Friday, November 6, 2015


Most court cases are very important to the people involved and of little or no importance to others. So if I lose my job and sue my employer it' important to me and my employer but it really doesn't affect anyone else. My family may be interested in what happens but no principle of law or new government policy will come out of my wrongful dismissal case

But sometimes a court case has real implications for people who aren't directly involved. Usually the cases that have such an extended impact are about the validity of government actions; while they directly affect only the parties they have implications for others. For example, a claim that a specific Metis organization has certain aboriginal rights affects that organization directly but it has implications for aboriginal groups across the country.

In cases where the decision will have broad implications it is possible for groups or individuals who are impacted and have something useful to say to seek to intervene and join in the case before the Court.

In the Supreme Court of Canada case on euthanasia had people intervening to give their views; some supported the idea of legalized euthanasia while others were firmly opposed.
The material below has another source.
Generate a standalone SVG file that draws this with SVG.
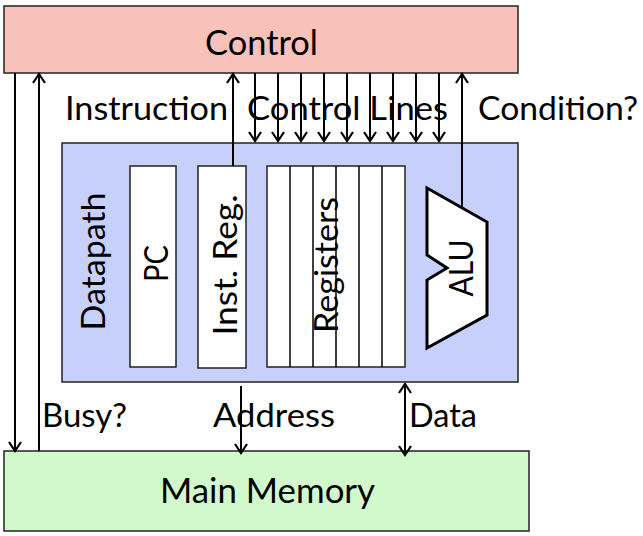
<svg xmlns="http://www.w3.org/2000/svg" width="643" height="536" viewBox="0 0 643 536">
  <defs>
    <marker id="ah" viewBox="-11 -8 13 16" refX="0" refY="0" markerWidth="13" markerHeight="16" markerUnits="userSpaceOnUse" orient="auto-start-reverse">
      <path d="M-9,-6 L0,0 L-9,6" fill="none" stroke="#000" stroke-width="2.2"/>
    </marker>
  </defs>
  <style>
    .box { stroke: #222; stroke-width: 1.5; }
    .wb { fill: #fff; stroke: #222; stroke-width: 1.5; }
    .t { font-family: Lato, "Liberation Sans", sans-serif; font-size: 32px; fill: #000; }
    .big { font-size: 34px; }
    .ln { stroke: #000; stroke-width: 2; fill: none; }
    .arr { stroke: #000; stroke-width: 2; fill: none; marker-end: url(#ah); }
    .arr2 { stroke: #000; stroke-width: 2; fill: none; marker-end: url(#ah); marker-start: url(#ah); }
  </style>

  <g id="control">
    <rect class="box" x="4" y="6" width="514" height="67" fill="#F8C1BA"/>
    <text class="t big" x="261.5" y="55" text-anchor="middle" textLength="113" lengthAdjust="spacingAndGlyphs">Control</text>
  </g>

  <g id="datapath">
    <rect class="box" x="62" y="143" width="456" height="239" fill="#C6D0FA"/>
    <text class="t" transform="translate(105,261.5) rotate(-90)" text-anchor="middle" textLength="138" lengthAdjust="spacingAndGlyphs">Datapath</text>
  </g>

  <g id="pc">
    <rect class="wb" x="130" y="166" width="46" height="201"/>
    <text class="t" transform="translate(168,263.5) rotate(-90)" text-anchor="middle" textLength="37" lengthAdjust="spacingAndGlyphs">PC</text>
  </g>

  <g id="inst-reg">
    <rect class="wb" x="198" y="166" width="48" height="202"/>
    <text class="t" transform="translate(237,265) rotate(-90)" text-anchor="middle" textLength="141" lengthAdjust="spacingAndGlyphs">Inst. Reg.</text>
  </g>

  <g id="registers">
    <rect class="wb" x="267" y="166" width="138" height="201"/>
    <g class="ln" style="stroke-width:1.5">
      <line x1="290" y1="166" x2="290" y2="367"/>
      <line x1="313" y1="166" x2="313" y2="367"/>
      <line x1="336" y1="166" x2="336" y2="367"/>
      <line x1="359" y1="166" x2="359" y2="367"/>
      <line x1="382" y1="166" x2="382" y2="367"/>
    </g>
    <text class="t" transform="translate(338,265) rotate(-90)" text-anchor="middle" textLength="136" lengthAdjust="spacingAndGlyphs">Registers</text>
  </g>

  <g id="alu">
    <polygon points="427,188 487,222 487,315 427,348 427,280 447,268 427,255" fill="#fff" stroke="#000" stroke-width="3" stroke-linejoin="miter"/>
    <text class="t" transform="translate(473,268) rotate(-90)" text-anchor="middle" textLength="57" lengthAdjust="spacingAndGlyphs">ALU</text>
  </g>

  <g id="main-memory">
    <rect class="box" x="4" y="451" width="525" height="80" fill="#D1F9CC"/>
    <text class="t big" x="267.5" y="503" text-anchor="middle" textLength="215" lengthAdjust="spacingAndGlyphs">Main Memory</text>
  </g>

  <g id="labels">
    <text class="t" x="65" y="120" textLength="163" lengthAdjust="spacingAndGlyphs">Instruction</text>
    <text class="t" x="247" y="120" textLength="201" lengthAdjust="spacingAndGlyphs">Control Lines</text>
    <text class="t" x="478" y="120" textLength="160" lengthAdjust="spacingAndGlyphs">Condition?</text>
    <text class="t" x="42" y="427" textLength="85" lengthAdjust="spacingAndGlyphs">Busy?</text>
    <text class="t" x="213" y="427" textLength="122" lengthAdjust="spacingAndGlyphs">Address</text>
    <text class="t" x="409" y="427" textLength="68" lengthAdjust="spacingAndGlyphs">Data</text>
  </g>

  <g id="connectors">
    <line class="arr" x1="15" y1="73" x2="15" y2="451"/>
    <line class="arr" x1="39" y1="451" x2="39" y2="74"/>
    <line class="arr" x1="233" y1="166" x2="233" y2="74"/>
    <line class="arr" x1="462" y1="208" x2="462" y2="74"/>
    <line class="arr" x1="255" y1="73" x2="255" y2="141"/>
    <line class="arr" x1="278" y1="73" x2="278" y2="141"/>
    <line class="arr" x1="301" y1="73" x2="301" y2="141"/>
    <line class="arr" x1="324" y1="73" x2="324" y2="141"/>
    <line class="arr" x1="347" y1="73" x2="347" y2="141"/>
    <line class="arr" x1="370" y1="73" x2="370" y2="141"/>
    <line class="arr" x1="393" y1="73" x2="393" y2="141"/>
    <line class="arr" x1="416" y1="73" x2="416" y2="141"/>
    <line class="arr" x1="439" y1="73" x2="439" y2="141"/>
    <line class="arr" x1="241" y1="386" x2="241" y2="453"/>
    <line class="arr2" x1="405" y1="384" x2="405" y2="455"/>
  </g>
</svg>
What was important was not their position but the wealth of knowledge and insight they were able to give the Court.

Obviously intervening has an impact on the case – the more people involved the slower the case proceeds and costs are increased. For that reason Courts only allow intervention when the person seeking to intervene can show they are going to be affected and that they have something useful to say. The Court doesn't want random individuals to slow down ongoing cases so an intervenor has to show they are a legitimate and not just a malcontent. Similarly it is necessary to show the the intervenor can add something to the case that will not be brought forward by the parties already there.

Finally, so as to make sure there is a minimal disruption the intervenor is rarely allowed full participation in a case. Normally the intervenor can attend all court proceedings but cannot call evidence or examine witnesses – the intervenor is normally limited to making submissions on the law.